Color negative film is the most common and widely used type of color film. One of the main features of color negative film is its flexible exposure latitude. This means that it is very forgiving of incorrect exposure, particularly overexposure. Missing the correct exposure by 1 or 2 stops is no big deal with color negative film as you will usually still get decent results.

Color negative film is made up of three layers of emulsion, each sensitive to a different color of light (blue, green and red). The layers contain light-sensitive silver halide crystals, and chemicals called dye couplers. When the film is developed, the interaction of the silver halide, dye couplers and developing chemicals produces a negative image.

© Bradley Higginson via Flickr, Image used under Creative Commons license

There are many different varieties of color negative film, with a wide range of film speeds and color reproduction. This is part of what makes film photography so fun.

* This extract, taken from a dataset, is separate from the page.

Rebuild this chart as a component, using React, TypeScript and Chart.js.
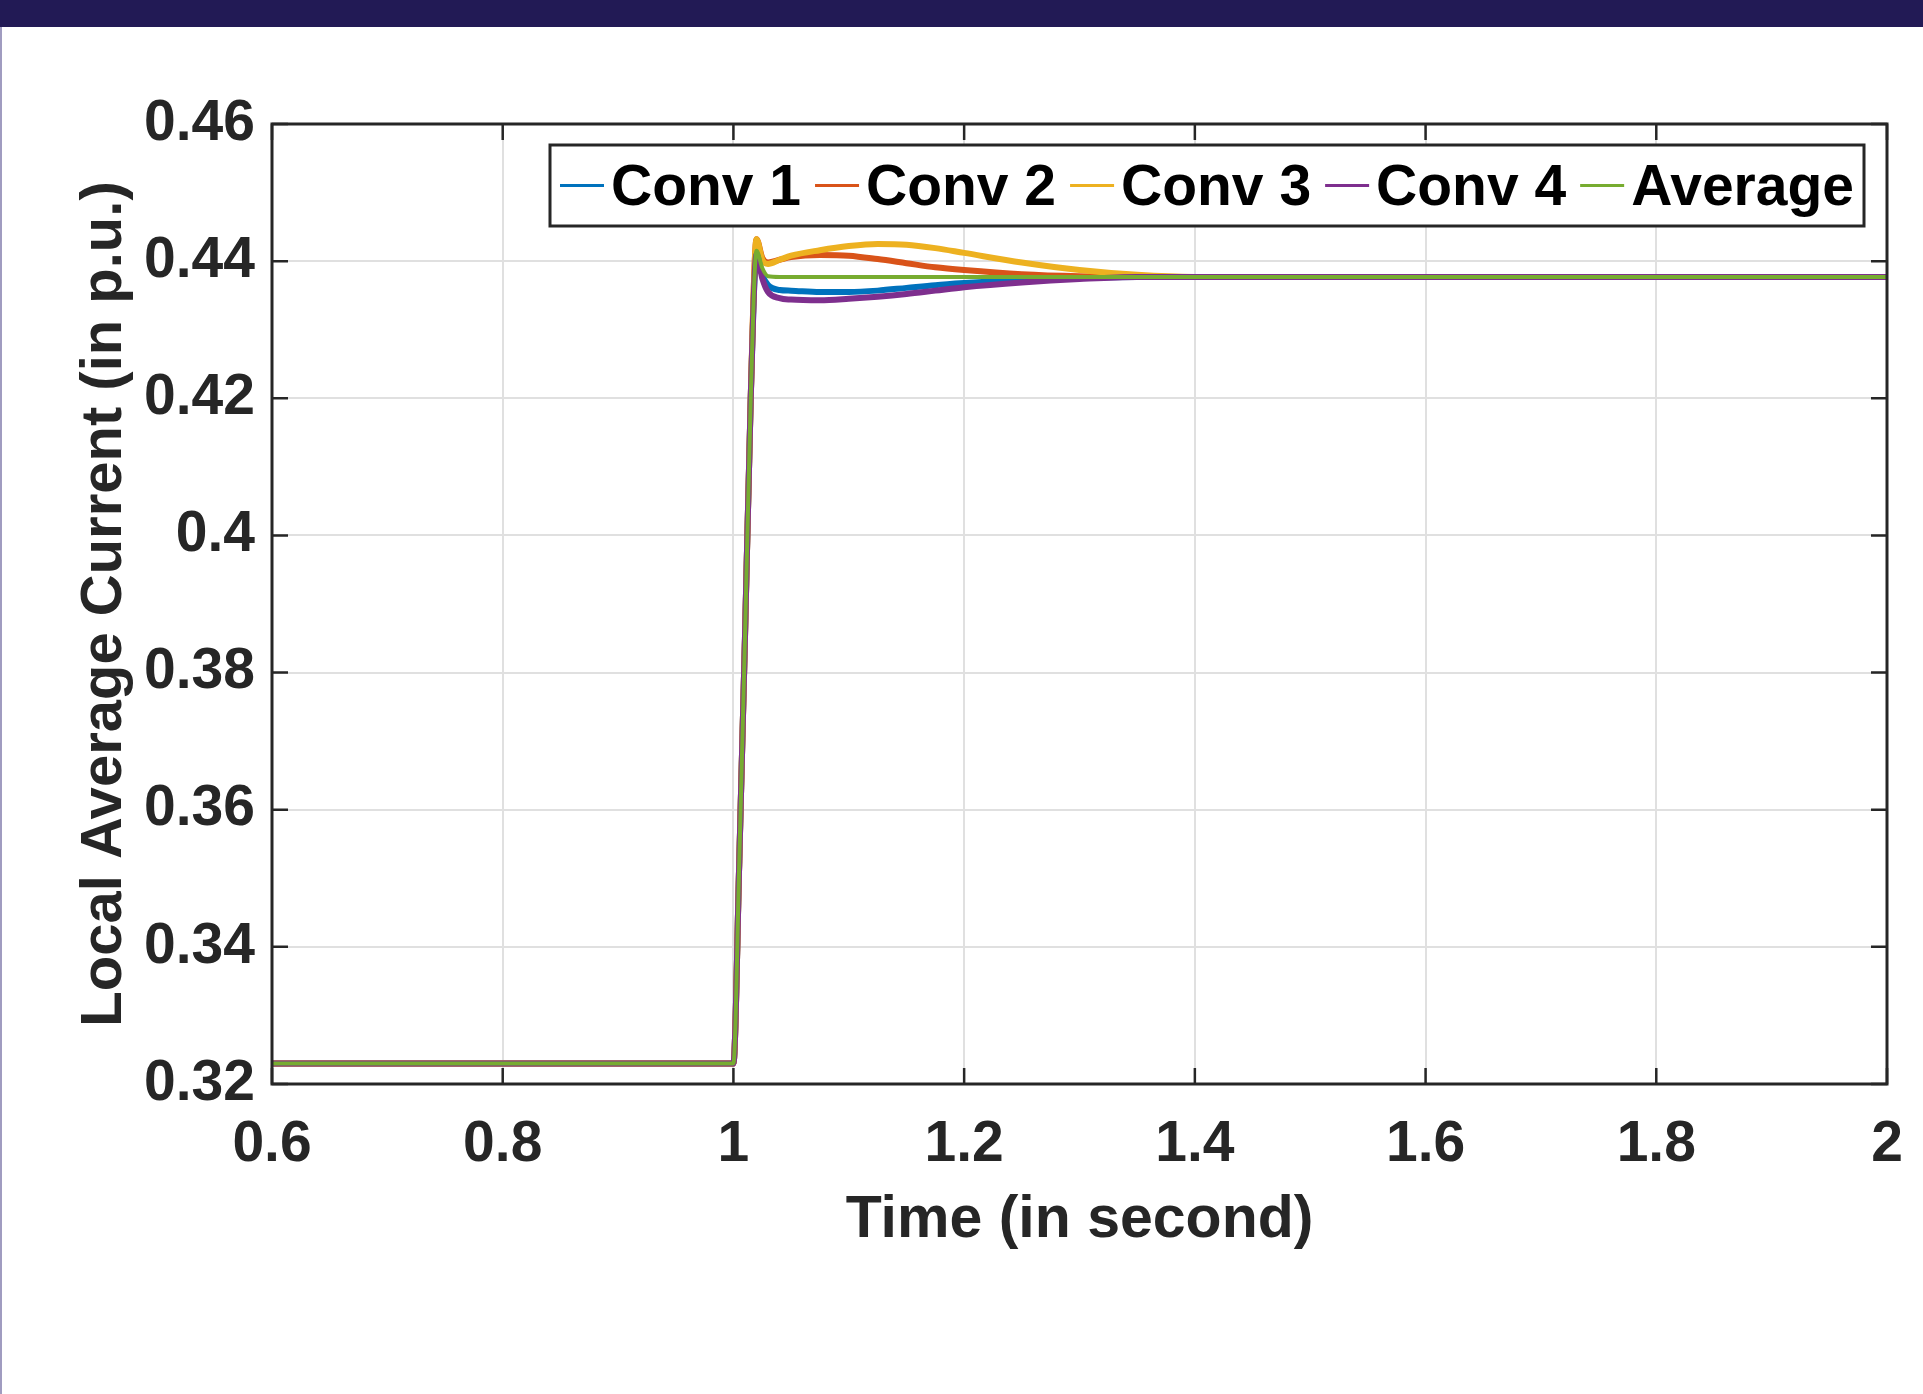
import React, { useEffect, useRef } from 'react';
import { Chart, registerables } from 'chart.js';

Chart.register(...registerables);

// ---- data ----
const times = [0.6, 0.7, 0.8, 0.9, 1.0, 1.005, 1.01, 1.015, 1.02, 1.025, 1.03, 1.04, 1.05, 1.075, 1.1, 1.125, 1.15, 1.175, 1.2, 1.25, 1.3, 1.35, 1.4, 1.6, 1.8, 2.0];

const conv1 = [0.323, 0.323, 0.323, 0.323, 0.323, 0.352, 0.385, 0.42, 0.441, 0.438, 0.4365, 0.4358, 0.4357, 0.4355, 0.4355, 0.4357, 0.4361, 0.4365, 0.4368, 0.4373, 0.4376, 0.4377, 0.4377, 0.4377, 0.4377, 0.4377];
const conv2 = [0.323, 0.323, 0.323, 0.323, 0.323, 0.352, 0.385, 0.42, 0.4432, 0.4405, 0.4398, 0.4402, 0.4406, 0.4409, 0.4408, 0.4403, 0.4397, 0.4391, 0.4387, 0.4381, 0.4378, 0.4377, 0.4377, 0.4377, 0.4377, 0.4377];
const conv3 = [0.323, 0.323, 0.323, 0.323, 0.323, 0.352, 0.385, 0.42, 0.4432, 0.4402, 0.4396, 0.4402, 0.4408, 0.4416, 0.4422, 0.4425, 0.4424, 0.4419, 0.4412, 0.4398, 0.4387, 0.438, 0.4377, 0.4377, 0.4377, 0.4377];
const conv4 = [0.323, 0.323, 0.323, 0.323, 0.323, 0.352, 0.385, 0.42, 0.441, 0.4375, 0.4355, 0.4346, 0.4344, 0.4343, 0.4345, 0.4348, 0.4352, 0.4357, 0.4362, 0.4369, 0.4374, 0.4377, 0.4377, 0.4377, 0.4377, 0.4377];
const average = [0.323, 0.323, 0.323, 0.323, 0.323, 0.352, 0.385, 0.42, 0.4415, 0.439, 0.4378, 0.4377, 0.4377, 0.4377, 0.4377, 0.4377, 0.4377, 0.4377, 0.4377, 0.4377, 0.4377, 0.4377, 0.4377, 0.4377, 0.4377, 0.4377];

const seriesLabels = ['Conv 1', 'Conv 2', 'Conv 3', 'Conv 4', 'Average'];
const seriesColors = ['#0072BD', '#D95319', '#EDB120', '#7E2F8E', '#77AC30'];
const seriesValues = [conv1, conv2, conv3, conv4, average];

const xTickValues = [0.6, 0.8, 1, 1.2, 1.4, 1.6, 1.8, 2];
const xTickLabels = ['0.6', '0.8', '1', '1.2', '1.4', '1.6', '1.8', '2'];
const yTickValues = [0.32, 0.34, 0.36, 0.38, 0.4, 0.42, 0.44, 0.46];
const yTickLabels = ['0.32', '0.34', '0.36', '0.38', '0.4', '0.42', '0.44', '0.46'];

const xTitle = 'Time (in second)';
const yTitle = 'Local Average Current (in p.u.)';

const FONT = '"Liberation Sans", Arial, Helvetica, sans-serif';
const INK = '#262626';

const boxPlugin = {
  id: 'matlabBox',
  afterDatasetsDraw(chart: any) {
    const { ctx, chartArea: a, scales } = chart;
    ctx.save();
    ctx.strokeStyle = INK;
    ctx.lineWidth = 2.5;
    const tl = 16;
    xTickValues.forEach((v) => {
      const px = scales.x.getPixelForValue(v);
      ctx.beginPath();
      ctx.moveTo(px, a.bottom);
      ctx.lineTo(px, a.bottom - tl);
      ctx.moveTo(px, a.top);
      ctx.lineTo(px, a.top + tl);
      ctx.stroke();
    });
    yTickValues.forEach((v) => {
      const py = scales.y.getPixelForValue(v);
      ctx.beginPath();
      ctx.moveTo(a.left, py);
      ctx.lineTo(a.left + tl, py);
      ctx.moveTo(a.right, py);
      ctx.lineTo(a.right - tl, py);
      ctx.stroke();
    });
    ctx.lineWidth = 3;
    ctx.strokeRect(a.left, a.top, a.right - a.left, a.bottom - a.top);
    ctx.restore();
  },
};

const legendPlugin = {
  id: 'insideLegend',
  afterDraw(chart: any) {
    const { ctx, chartArea: a } = chart;
    const ds = chart.data.datasets;
    ctx.save();
    ctx.font = `bold 57px ${FONT}`;
    const sample = 44, gapSample = 7, gapItem = 14, padX = 10, h = 81;
    const widths = ds.map((d: any) => ctx.measureText(d.label).width);
    const total = padX * 2 + widths.reduce((s: number, w: number) => s + w, 0) + ds.length * (sample + gapSample) + (ds.length - 1) * gapItem;
    const right = a.right - 23;
    const left = right - total;
    const top = a.top + 21;
    ctx.fillStyle = '#ffffff';
    ctx.fillRect(left, top, total, h);
    ctx.lineWidth = 3;
    ctx.strokeStyle = INK;
    ctx.strokeRect(left, top, total, h);
    let x = left + padX;
    const cy = top + h / 2;
    ds.forEach((d: any, i: number) => {
      ctx.strokeStyle = d.borderColor;
      ctx.lineWidth = 3;
      ctx.beginPath();
      ctx.moveTo(x, cy);
      ctx.lineTo(x + sample, cy);
      ctx.stroke();
      x += sample + gapSample;
      ctx.fillStyle = '#000000';
      ctx.textBaseline = 'middle';
      ctx.textAlign = 'left';
      ctx.fillText(d.label, x, cy + 4);
      x += widths[i] + gapItem;
    });
    ctx.restore();
  },
};

export default function App() {
  const canvasRef = useRef<HTMLCanvasElement | null>(null);

  useEffect(() => {
    document.body.style.margin = '0';
    const canvas = canvasRef.current;
    if (!canvas) return;
    const datasets = seriesLabels.map((label, i) => ({
      label,
      data: times.map((t, k) => ({ x: t, y: seriesValues[i][k] })),
      borderColor: seriesColors[i],
      backgroundColor: seriesColors[i],
      borderWidth: i === 4 ? 4 : 6,
      pointRadius: 0,
      fill: false,
      tension: 0,
      cubicInterpolationMode: 'monotone' as const,
      order: seriesLabels.length - 1 - i,
    }));

    const chart = new Chart(canvas, {
      type: 'line',
      data: { datasets },
      plugins: [boxPlugin, legendPlugin],
      options: {
        animation: false,
        responsive: false,
        maintainAspectRatio: false,
        layout: { padding: { top: 124, right: 36, bottom: 110, left: 0 } },
        plugins: { legend: { display: false }, tooltip: { enabled: false } },
        scales: {
          x: {
            type: 'linear',
            min: 0.6,
            max: 2,
            afterBuildTicks: (s: any) => {
              s.ticks = xTickValues.map((v) => ({ value: v }));
            },
            afterFit: (s: any) => {
              s.height = 200;
            },
            ticks: {
              callback: (_v: any, idx: number) => xTickLabels[idx],
              color: INK,
              font: { family: FONT, size: 57, weight: 'bold', lineHeight: 1.45 },
              padding: 20,
              maxRotation: 0,
              autoSkip: false,
            },
            grid: { color: '#e0e0e0', lineWidth: 2, drawTicks: false },
            border: { display: false },
            title: {
              display: true,
              text: xTitle,
              color: INK,
              font: { family: FONT, size: 59, weight: 'bold' },
              padding: { top: 0, bottom: 28 },
            },
          },
          y: {
            type: 'linear',
            min: 0.32,
            max: 0.46,
            afterBuildTicks: (s: any) => {
              s.ticks = yTickValues.map((v) => ({ value: v }));
            },
            afterFit: (s: any) => {
              s.width = 272;
            },
            ticks: {
              callback: (_v: any, idx: number) => yTickLabels[idx],
              color: INK,
              font: { family: FONT, size: 57, weight: 'bold' },
              padding: 17,
              autoSkip: false,
            },
            grid: { color: '#e0e0e0', lineWidth: 2, drawTicks: false },
            border: { display: false },
            title: {
              display: true,
              text: yTitle,
              color: INK,
              font: { family: FONT, size: 58, weight: 'bold' },
              padding: { top: 70, bottom: 0 },
            },
          },
        },
      },
    });
    return () => chart.destroy();
  }, []);

  return (
    <div style={{ position: 'fixed', left: 0, top: 0, width: 1923, height: 1394, background: '#ffffff', overflow: 'hidden' }}>
      <canvas ref={canvasRef} width={1923} height={1394} style={{ position: 'absolute', left: 0, top: 0, display: 'block' }} />
      <div style={{ position: 'absolute', left: 0, top: 0, width: 1923, height: 27, background: '#221a55' }} />
      <div style={{ position: 'absolute', left: 0, top: 27, width: 2, height: 1367, background: '#a09cc0' }} />
    </div>
  );
}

Some films produce vivid colors, while others give paler tones to images. At Lomography we have a wide variety of exciting color films. Our Color Negative range produces accurate and true to life colors while the LomoChrome family of films create dramatically altered colors for stunning effects. However all of our color film uses C-41 processing.

C-41 is the name for the standard process for developing color negative film. The majority of colour film in use today uses C-41 processing and it has been the industry standard since 1972. Because of this standardization, C-41 processing is usually done by machine and is therefore cheaper than B&W film to have developed at a lab.

It is also possible to develop color negative film at home, however it is more complicated than developing B&W film because of the precise temperature and timings that are required to achieve good results.